Vietnam Impressions: Art and culture (Laura!)

For some reason, I had always wanted to visit Vietnam. As we planned our trip, it was number 1 on my list. I’m not sure why. I knew I would like the food having sampled some of the incredible restaurants around Dalston in London and JLT in Dubai. Lots of movies serve as brutal history lessons of the wars that ravaged the country in the 20th century.

Some contemporary artworks gave some impression of the country we would find. A standout artwork at the Kochi-Muziris Biennale 2018/19 was a video installation by Jun Nguyen-Hatsushiba in which Vietnamese fishermen pedal a rickshaw across the sea floor, occasionally coming up for air.
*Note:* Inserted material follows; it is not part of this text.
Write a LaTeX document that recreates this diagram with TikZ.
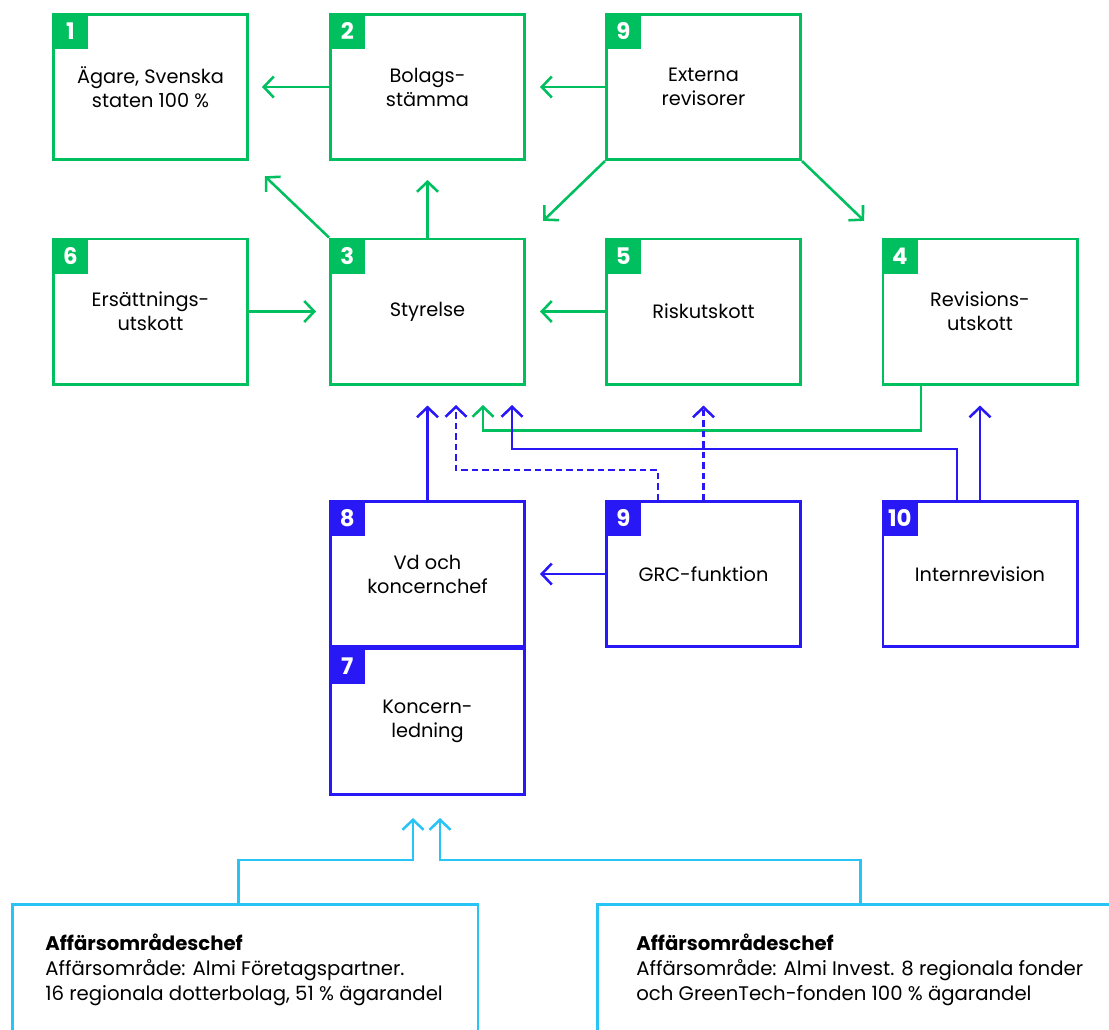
\documentclass[tikz,border=0pt]{standalone}
\usepackage{fontspec}
\setmainfont{Poppins}
\usetikzlibrary{arrows.meta}
\definecolor{almigreen}{RGB}{0,191,95}
\definecolor{almiblue}{RGB}{40,24,245}
\definecolor{almisky}{RGB}{41,196,246}
\tikzset{
  box/.style={draw, line width=1.45pt, minimum width=3.89cm, minimum height=2.91cm,
    inner sep=0pt, align=center, font=\fontsize{11}{13.6}\selectfont},
  badge/.style={anchor=north west, minimum size=0.72cm, inner sep=0pt, text=white,
    font=\bfseries\fontsize{13}{13}\selectfont},
  conn/.style={line width=1.45pt, -{Straight Barb[length=0.2cm,width=0.42cm]}},
  dotline/.style={dash pattern=on 0.13cm off 0.08cm},
  bizbox/.style={draw=almisky, line width=1.45pt, anchor=north west, minimum height=3cm, inner sep=0pt},
  biztext/.style={anchor=north west, align=left, inner sep=0pt, font=\fontsize{11.2}{14.2}\selectfont},
}

\begin{document}
\begin{tikzpicture}[x=0.02cm, y=-0.02cm]
\useasboundingbox (0,0) rectangle (1109,1029);
\clip (0,0) rectangle (1109,1029);

% green boxes
\node[box, draw=almigreen] (n1) at (150.5,87) {Ägare, Svenska\\staten 100 \%};
\node[box, draw=almigreen] (n2) at (427.5,87) {Bolags-\\stämma};
\node[box, draw=almigreen] (n9a) at (703.5,87) {Externa\\revisorer};
\node[box, draw=almigreen] (n6) at (150.5,311.5) {Ersättnings-\\utskott};
\node[box, draw=almigreen] (n3) at (427.5,311.5) {Styrelse};
\node[box, draw=almigreen] (n5) at (703.5,311.5) {Riskutskott};
\node[box, draw=almigreen] (n4) at (980,311.5) {Revisions-\\utskott};

% blue boxes
\node[box, draw=almiblue] (n8) at (427.5,574) {Vd och\\koncernchef};
\node[box, draw=almiblue] (n7) at (427.5,721.5) {Koncern-\\ledning};
\node[box, draw=almiblue] (n9b) at (703.5,574) {GRC-funktion};
\node[box, draw=almiblue] (n10) at (980,574) {Internrevision};

% badges
\node[badge, fill=almigreen] (b1) at (n1.north west) {1};
\node[badge, fill=almigreen] (b2) at (n2.north west) {2};
\node[badge, fill=almigreen] (b9a) at (n9a.north west) {9};
\node[badge, fill=almigreen] (b6) at (n6.north west) {6};
\node[badge, fill=almigreen] (b3) at (n3.north west) {3};
\node[badge, fill=almigreen] (b5) at (n5.north west) {5};
\node[badge, fill=almigreen] (b4) at (n4.north west) {4};
\node[badge, fill=almiblue] (b8) at (n8.north west) {8};
\node[badge, fill=almiblue] (b7) at (n7.north west) {7};
\node[badge, fill=almiblue] (b9b) at (n9b.north west) {9};
\node[badge, fill=almiblue] (b10) at (n10.north west) {10};

% business areas
\node[bizbox, minimum width=9.32cm] (a1) at (11,903) {};
\node[bizbox, minimum width=10.52cm] (a2) at (596,903) {};
\node[biztext] (a1t) at (45,934) {\textbf{Affärsområdeschef}\\Affärsområde: Almi Företagspartner.\\16 regionala dotterbolag, 51 \% ägarandel};
\node[biztext] (a2t) at (636,934) {\textbf{Affärsområdeschef}\\Affärsområde: Almi Invest. 8 regionala fonder\\och GreenTech-fonden 100 \% ägarandel};

% arrow ends
\coordinate (s2) at (456,405);
\coordinate (s3) at (483,405);
\coordinate (s4) at (512,405);
\coordinate (k1) at (413,818);
\coordinate (k2) at (440,818);

% green connectors
\draw[conn, almigreen, shorten >=0.26cm] (n2.west) -- (n1.east);
\draw[conn, almigreen, shorten >=0.28cm] (n9a.west) -- (n2.east);
\draw[conn, almigreen, shorten >=0.48cm] (n9a.south west) -- (n3.north east);
\draw[conn, almigreen, shorten >=0.48cm] (n9a.south east) -- (n4.north west);
\draw[conn, almigreen, shorten >=0.44cm] (n3.north west) -- (n1.south east);
\draw[conn, almigreen, shorten >=0.38cm] (n3.north) -- (n2.south);
\draw[conn, almigreen, shorten >=0.26cm] (n6.east) -- (n3.west);
\draw[conn, almigreen, shorten >=0.28cm] (n5.west) -- (n3.east);
\draw[conn, almigreen] ([xshift=-1.18cm]n4.south) -- ++(0,45) -| (s3);

% blue connectors
\draw[conn, almiblue, shorten >=0.4cm] (n8.north) -- (n3.south);
\draw[conn, almiblue, dotline] ([xshift=-0.91cm]n9b.north) -- ++(0,-30) -| (s2);
\draw[conn, almiblue, dotline, shorten >=0.4cm] (n9b.north) -- (n5.south);
\draw[conn, almiblue] ([xshift=-0.46cm]n10.north) -- ++(0,-51) -| (s4);
\draw[conn, almiblue, shorten >=0.4cm] (n10.north) -- (n4.south);
\draw[conn, almiblue, shorten >=0.28cm] (n9b.west) -- (n8.east);

% light blue connectors
\draw[conn, almisky] ([xshift=-0.14cm]a1.north) -- ++(0,-43) -| (k1);
\draw[conn, almisky] (a2.north) -- ++(0,-43) -| (k2);
\end{tikzpicture}
\end{document}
Screened in a flooded room, viewers had to remove their shoes and wade shin-deep in water.

Memorial Project Nha Trang, Vietnam: Towards the Complex – For the Courageous, the Curious, and the Cowards, Jun Nguyen-Hatsushiba, 2001.

Zoe Butt’s curated exhibition which formed part of Sharjah Biennial 14 had a strong focus on artists from Indochina including several Vietnamese artists. One work that particularly resonated was Phan Thảo Nguyên’s Mute Grain, which took as its subject a famine which happened in the Red Delta region in 1945. Introduced first to the landscape and its people through a series of 24 small paintings on paper hung as if floating, the main part of the project was a moving three-channel video including interview footage of survivors of the famine and children.

Mute Grain, Phan Thảo Nguyên, 2019

Amazed to discover it was a country of nearly 97 million, with a geography hugging the coastline spanning over 2,000 km from north to south. For our trip, which we gave 3 weeks, we traveled south to north (most people we met were traveling the other way!) flying into Ho Chi Min City, taking a night train up to Dri Tri, then a day train to Da Trang and a flight to Hanoi.